An object has a dependency when it knows:

1) The name of another class
2) The name of a message an object intends to send to someone other than itself
3) The arguments that a message needs
4) The order of those arguments

When objects are tightly coupled, they tend to act like one entity. When you use one object, you use them all. The same goes for testing. Consequently, when a change needs to be made to one object, a change usually needs to be made in the other objects. Going back to the criteria of easy to change code, a small change in requirements can result in many changes being made in tightly coupled code. Tightly coupled code is also hard to be reused in multiple contexts.

There are techniques to write loosely coupled code such as dependency injection and dependency isolation.

Dependency injection

When an object’s dependencies are injected, the object knows less about them. Instead of knowing about concrete class names AND method names, an object can just know about the method names that it sends messages to. In a statically typed language like C#, the object will still have to know about interfaces containing the methods it sends message to, but this is a lot more flexible than knowing about concrete types.

Dependency isolation

Sometimes, it may not be possible to perform dependency injection. The next best thing you can do is tightly restrict when dependencies are created and how they are referenced. If you are able to isolate the creation of a dependency into one place, you expose the dependency, making it easier to work with. You also make it easier to refactor code in the future. When you isolate the sending of messages to other objects by wrapping them in wrapper methods, should those dependencies change, side effects are limited to those methods.

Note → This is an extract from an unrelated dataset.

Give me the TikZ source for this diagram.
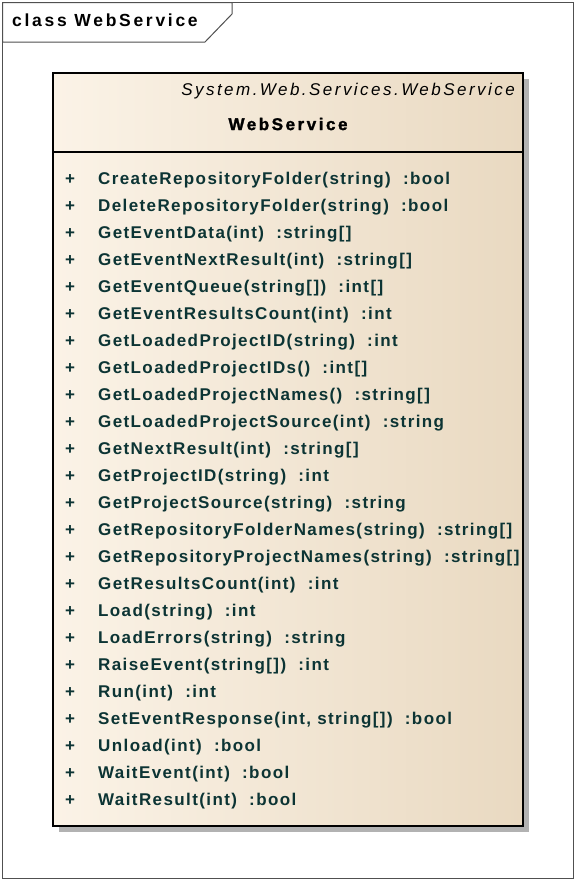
\documentclass[tikz,border=0pt]{standalone}
\usepackage{fontspec}
\setmainfont{Liberation Sans}
\newfontfamily\opfont[LetterSpace=8.2]{Liberation Sans}
\newfontfamily\stfont[LetterSpace=14.5]{Liberation Sans}
\newfontfamily\nmfont[LetterSpace=15,BoldFeatures={FakeBold=1.6}]{Liberation Sans}
\newfontfamily\ttlfont[LetterSpace=15.5]{Liberation Sans}
\usetikzlibrary{positioning}
\definecolor{optext}{RGB}{12,52,52}
\definecolor{boxleft}{RGB}{251,243,231}
\definecolor{boxright}{RGB}{233,217,193}
\definecolor{framecol}{RGB}{80,80,80}
\definecolor{shadowcol}{RGB}{178,178,178}
\tikzset{
  optxt/.style={anchor=west, inner sep=0pt, text=optext, font=\fontsize{17}{19}\opfont\bfseries},
  plus/.style={anchor=center, inner sep=0pt, text=optext, font=\fontsize{17}{19}\selectfont\bfseries}
}
\begin{document}
\begin{tikzpicture}[x=1pt,y=-1pt]
\useasboundingbox (0,0) rectangle (577,881);
% outer frame
\draw[framecol, line width=1pt] (2.5,2.5) rectangle (573.5,878.5);
\draw[framecol, line width=1pt, fill=white] (2.5,2.5) -- (232,2.5) -- (232,14) -- (205,42) -- (2.5,42) -- cycle;
\node[anchor=west, inner sep=0pt, font=\fontsize{17.5}{20}\ttlfont\bfseries] (title) at (12,20) {class WebService};
% class box
\fill[shadowcol] (59,79) rectangle (529,832);
\shade[left color=boxleft, right color=boxright] (53,73) rectangle (523,826);
\draw[black, line width=1.6pt] (53,73) rectangle (523,826);
\draw[black, line width=1.2pt] (53,152) -- (523,152);
\node[anchor=east, inner sep=0pt, font=\fontsize{17}{19}\stfont\itshape] (stereo) at (515,91) {System.Web.Services.WebService};
\node[anchor=center, inner sep=0pt, font=\fontsize{17}{19}\nmfont\bfseries] (cname) at (288,124) {WebService};
\foreach \t [count=\i] in {
  {CreateRepositoryFolder(string)\ \ :bool},
  {DeleteRepositoryFolder(string)\ \ :bool},
  {GetEventData(int)\ \ :string[]},
  {GetEventNextResult(int)\ \ :string[]},
  {GetEventQueue(string[])\ \ :int[]},
  {GetEventResultsCount(int)\ \ :int},
  {GetLoadedProjectID(string)\ \ :int},
  {GetLoadedProjectIDs()\ \ :int[]},
  {GetLoadedProjectNames()\ \ :string[]},
  {GetLoadedProjectSource(int)\ \ :string},
  {GetNextResult(int)\ \ :string[]},
  {GetProjectID(string)\ \ :int},
  {GetProjectSource(string)\ \ :string},
  {GetRepositoryFolderNames(string)\ \ :string[]},
  {GetRepositoryProjectNames(string)\ \ :string[]},
  {GetResultsCount(int)\ \ :int},
  {Load(string)\ \ :int},
  {LoadErrors(string)\ \ :string},
  {RaiseEvent(string[])\ \ :int},
  {Run(int)\ \ :int},
  {SetEventResponse(int, string[])\ \ :bool},
  {Unload(int)\ \ :bool},
  {WaitEvent(int)\ \ :bool},
  {WaitResult(int)\ \ :bool}} {
  \pgfmathsetmacro{\yy}{180+(\i-1)*27.0}
  \node[plus] (p\i) at (70,\yy) {+};
  \node[optxt] (op\i) at (98,\yy) {\t};
}
\end{tikzpicture}
\end{document}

Going back to the messages metaphor, objects pass messages to each other. Messages being passed between objects represent the lifeblood of the application. Objects pass messages to each other via their interfaces. Sandi devotes a chapter to creating flexible interfaces.

Asking for “what” instead of telling “how”

Sandi makes use of a great metaphor for interfaces. Imagine a restaurant with customers, waiters, and kitchen staff. The customer says to the waiter, “I want spaghetti.” The waiter gives the spaghetti order to the kitchen staff. They prepare the spaghetti and put in on a plate for the waiter to bring back to the customer.

At each point in the process, there is an interface where one entity communicates with another. The customer knows to ask the waiter for an item from the menu. The waiter knows to place an order for spaghetti for the kitchen staff. The kitchen staff knows to leave a plate of prepared spaghetti for the waiter to pick up and serve to the customer. Each entity knows what they want and they know who to ask for it. And they don’t care how the other entities get that thing to them. The customer doesn’t (and shouldn’t) care that the kitchen staff boils the pasta for 14 minutes instead of 12, or that the sous chef made the sauce instead of the head chef. Also, the customers themselves shouldn’t be in the kitchen stirring the sauce.

If an object knows what to ask for, it relies on less. It knows to ask another object for what it wants and trusts that it will receive it. If an object is dictating to another object how to give it what it wants, it knows more that it should about that other object (and possibly other objects THAT object knows). This goes back to tight coupling. It’s better for an object to ask “what” instead of tell “how.” This will make the objects more loosely coupled.


There’s a lot from the book that I didn’t mention here because I don’t feel like basically plagiarizing the whole book, so I suggest you pick it up and read it for yourself. It changes the way you think about different aspects of OO design. Like I said, we’re only halfway through reading the book and I’ve picked up a lot of great knowledge. Sandi has a way with words and is able to intelligently and concisely communicate her ideas about OO design.